== Supplied records ==
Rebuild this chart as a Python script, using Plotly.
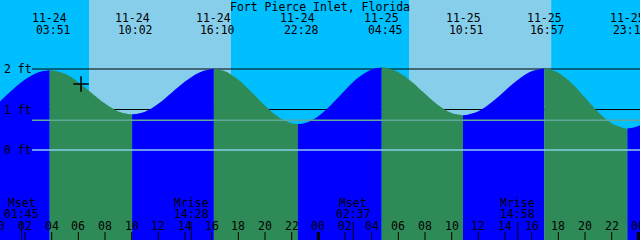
import plotly.graph_objects as go

# ---- data (hours since 11-24 00:00, levels in ft) ----
hours = list(range(0, 50))
hour_levels = [1.16, 1.47, 1.74, 1.92, 1.968, 1.88, 1.676, 1.409, 1.146, 0.953,
               0.880, 0.947, 1.140, 1.412, 1.689, 1.903, 1.998, 1.943, 1.735, 1.426,
               1.093, 0.814, 0.658, 0.665, 0.836, 1.130, 1.476, 1.788, 1.991, 2.035,
               1.922, 1.686, 1.389, 1.108, 0.916, 0.862, 0.958, 1.178, 1.464, 1.743,
               1.942, 2.010, 1.909, 1.649, 1.295, 0.934, 0.658, 0.533, 0.592, 0.82]

extreme_times = [3.85, 10.033, 16.167, 22.467, 28.75, 34.85, 40.95, 47.183]
extreme_levels = [1.97, 0.88, 2.00, 0.64, 2.04, 0.86, 2.01, 0.53]
extreme_dates = ["11-24", "11-24", "11-24", "11-24", "11-25", "11-25", "11-25", "11-25"]
extreme_clock = ["03:51", "10:02", "16:10", "22:28", "04:45", "10:51", "16:57", "23:11"]

moon_times = [1.75, 14.467, 26.617, 38.967]
moon_names = ["Mset", "Mrise", "Mset", "Mrise"]
moon_clock = ["01:45", "14:28", "02:37", "14:58"]

sunrise_times = [6.80, 30.80]
sunset_times = [17.45, 41.47]

tick_hours = list(range(0, 50, 2))
tick_labels = ["%02d" % (h % 24) for h in tick_hours]

level_lines = [2, 1]            # black datum lines
level_labels = ["2 ft", "1 ft", "0 ft"]
level_label_values = [2, 1, 0]
msl_level = 0.733
datum_level = 0.0

now_time = 6.2
now_level = 1.63

title = "Fort Pierce Inlet, Florida"

# ---- style ----
NIGHT = "#00BFFF"
DAY = "#87CEEB"
RISE = "#0000FF"
FALL = "#2E8B57"
FONT = dict(family="DejaVu Sans Mono", size=11.5, color="black")
X_RANGE = [0.125, 48.125]
Y_RANGE = [-2.222, 3.704]
H = 240.0


def py(pix):
    return 1 - pix / H


fig = go.Figure()

# tide fill segments
pts = sorted(zip(hours + extreme_times, hour_levels + extreme_levels))
bounds = [hours[0]] + extreme_times + [hours[-1]]
for i in range(len(bounds) - 1):
    a, b = bounds[i], bounds[i + 1]
    seg = [(t, l) for t, l in pts if a <= t <= b]
    rising = seg[-1][1] > seg[0][1]
    col = RISE if rising else FALL
    fig.add_trace(go.Scatter(x=[a, b], y=[Y_RANGE[0] - 1] * 2, mode="lines",
                             line=dict(width=0), hoverinfo="skip"))
    fig.add_trace(go.Scatter(x=[p[0] for p in seg], y=[p[1] for p in seg],
                             mode="lines", fill="tonexty", fillcolor=col,
                             line=dict(width=0, shape="spline", color=col),
                             hoverinfo="skip"))

# now marker
fig.add_trace(go.Scatter(x=[now_time], y=[now_level], mode="markers",
                         marker=dict(symbol="cross-thin", size=11,
                                     line=dict(color="black", width=1.5)),
                         hoverinfo="skip"))

shapes = []
# day bands
for sr, ss in zip(sunrise_times, sunset_times):
    shapes.append(dict(type="rect", xref="x", yref="paper", x0=sr, x1=ss, y0=0, y1=1,
                       fillcolor=DAY, line=dict(width=0), layer="below"))
# black level lines (under tide)
for lv in level_lines:
    shapes.append(dict(type="line", xref="paper", yref="y", x0=32 / 640, x1=1,
                       y0=lv, y1=lv, line=dict(color="black", width=1), layer="below"))
# MSL and datum lines (over tide)
shapes.append(dict(type="line", xref="paper", yref="y", x0=32 / 640, x1=1,
                   y0=msl_level, y1=msl_level, line=dict(color="#5FA89A", width=1.5),
                   layer="above"))
shapes.append(dict(type="line", xref="paper", yref="y", x0=32 / 640, x1=1,
                   y0=datum_level, y1=datum_level, line=dict(color=DAY, width=1.5),
                   layer="above"))
# hour ticks
for h in tick_hours:
    w = 3 if h % 24 == 0 else 1
    shapes.append(dict(type="line", xref="x", yref="paper", x0=h, x1=h,
                       y0=py(240), y1=py(232), line=dict(color="black", width=w),
                       layer="above"))
# moon ticks
for m in moon_times:
    shapes.append(dict(type="line", xref="x", yref="paper", x0=m, x1=m,
                       y0=py(240), y1=py(222), line=dict(color="black", width=1),
                       layer="above"))

ann = []
ann.append(dict(text=title, xref="paper", yref="paper", x=319.5 / 640, y=py(6.5),
                showarrow=False, font=FONT, xanchor="center", yanchor="middle"))
for t, d, c in zip(extreme_times, extreme_dates, extreme_clock):
    ann.append(dict(text=d, xref="x", yref="paper", x=t, y=py(18), showarrow=False,
                    font=FONT, xanchor="center", yanchor="middle"))
    ann.append(dict(text=" " + c, xref="x", yref="paper", x=t, y=py(30), showarrow=False,
                    font=FONT, xanchor="center", yanchor="middle"))
for t, n, c in zip(moon_times, moon_names, moon_clock):
    ann.append(dict(text=n, xref="x", yref="paper", x=t, y=py(202.5), showarrow=False,
                    font=FONT, xanchor="center", yanchor="middle"))
    ann.append(dict(text=c, xref="x", yref="paper", x=t, y=py(214), showarrow=False,
                    font=FONT, xanchor="center", yanchor="middle"))
for h, lab in zip(tick_hours, tick_labels):
    if h < X_RANGE[0]:
        ann.append(dict(text=lab, xref="x", yref="paper", x=X_RANGE[0],
                        xshift=(h - X_RANGE[0]) * 640 / 48, y=py(226), showarrow=False,
                        font=FONT, xanchor="center", yanchor="middle"))
    elif h <= X_RANGE[1]:
        ann.append(dict(text=lab, xref="x", yref="paper", x=h, y=py(226), showarrow=False,
                        font=FONT, xanchor="center", yanchor="middle"))
for lab, lv in zip(level_labels, level_label_values):
    ann.append(dict(text=lab, xref="paper", yref="y", x=2 / 640, y=lv, showarrow=False,
                    font=FONT, xanchor="left", yanchor="middle"))

fig.update_layout(
    width=640, height=240, margin=dict(l=0, r=0, t=0, b=0),
    paper_bgcolor=NIGHT, plot_bgcolor=NIGHT, showlegend=False,
    xaxis=dict(range=X_RANGE, visible=False, fixedrange=True),
    yaxis=dict(range=Y_RANGE, visible=False, fixedrange=True),
    shapes=shapes, annotations=ann,
)

fig.write_html("out.html", include_plotlyjs=True, config={"displayModeBar": False})
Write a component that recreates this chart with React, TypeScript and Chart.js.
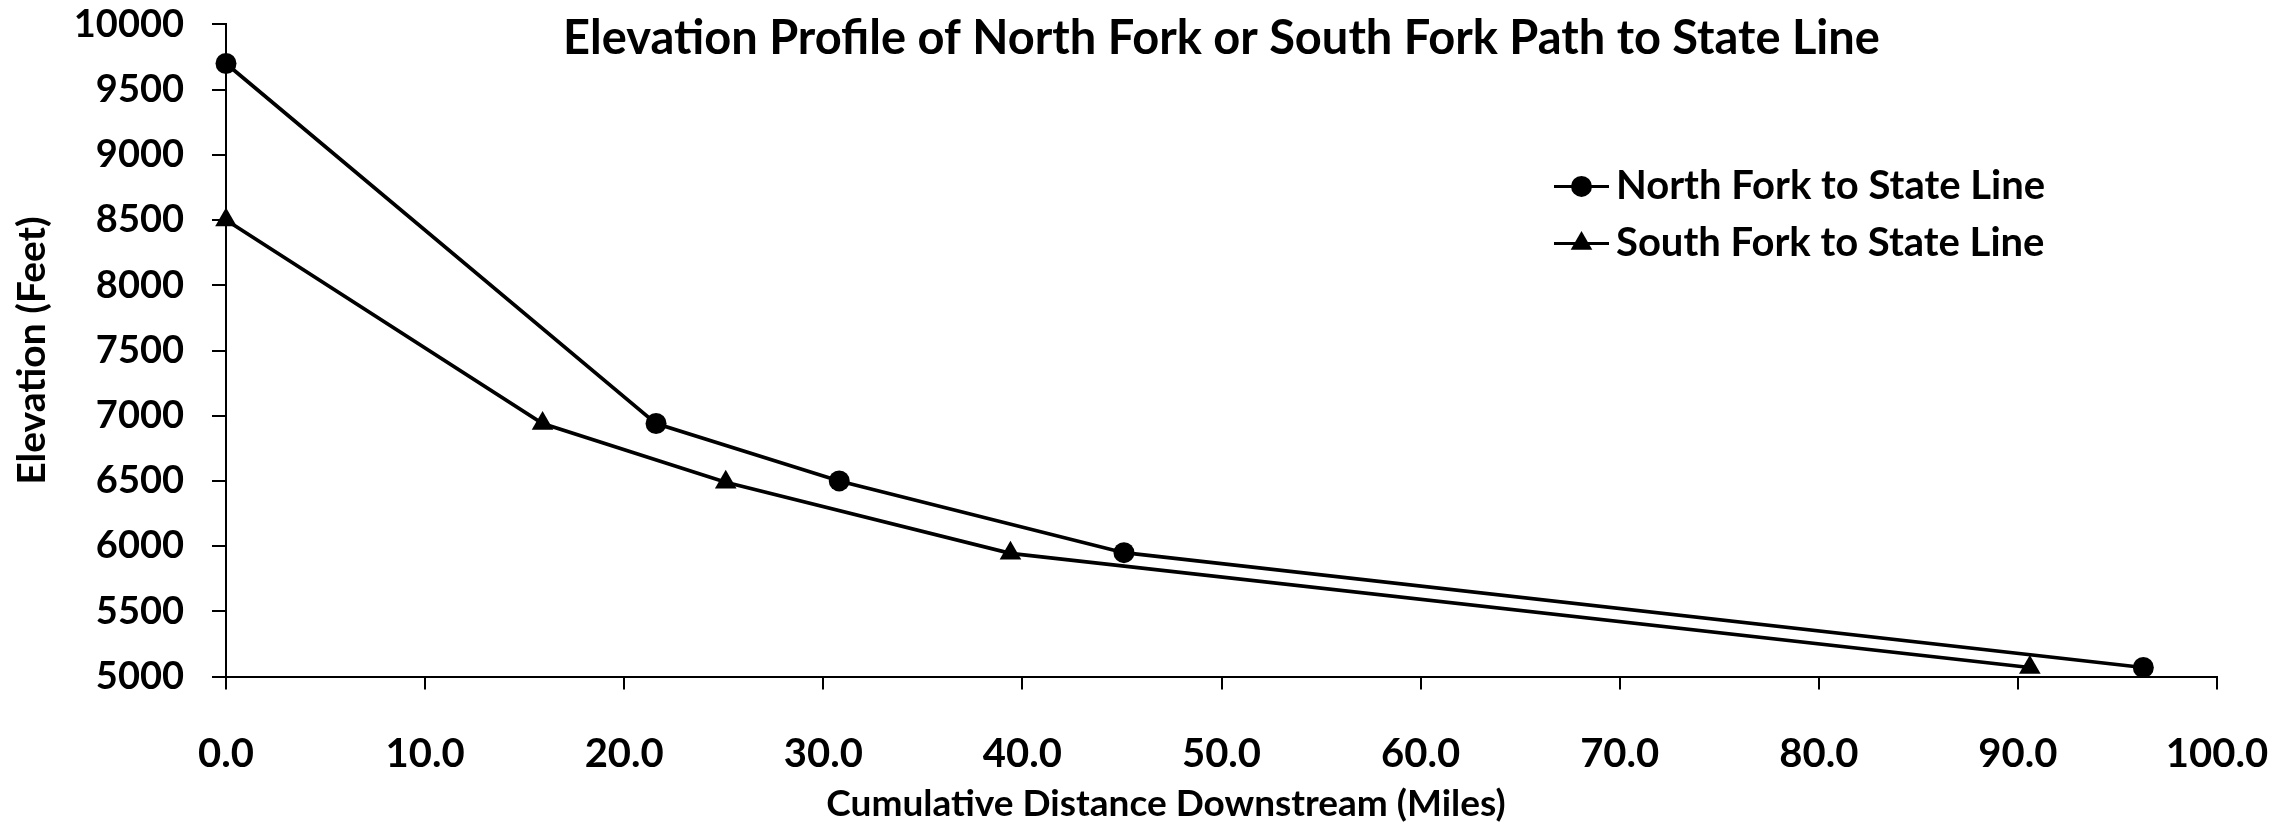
===
§ Problem to solve:
Search the listing above for the string "chart". Copy every line that contains it.

§ Exercise output:
Rebuild this chart as a Python script, using Plotly.
Write a component that recreates this chart with React, TypeScript and Chart.js.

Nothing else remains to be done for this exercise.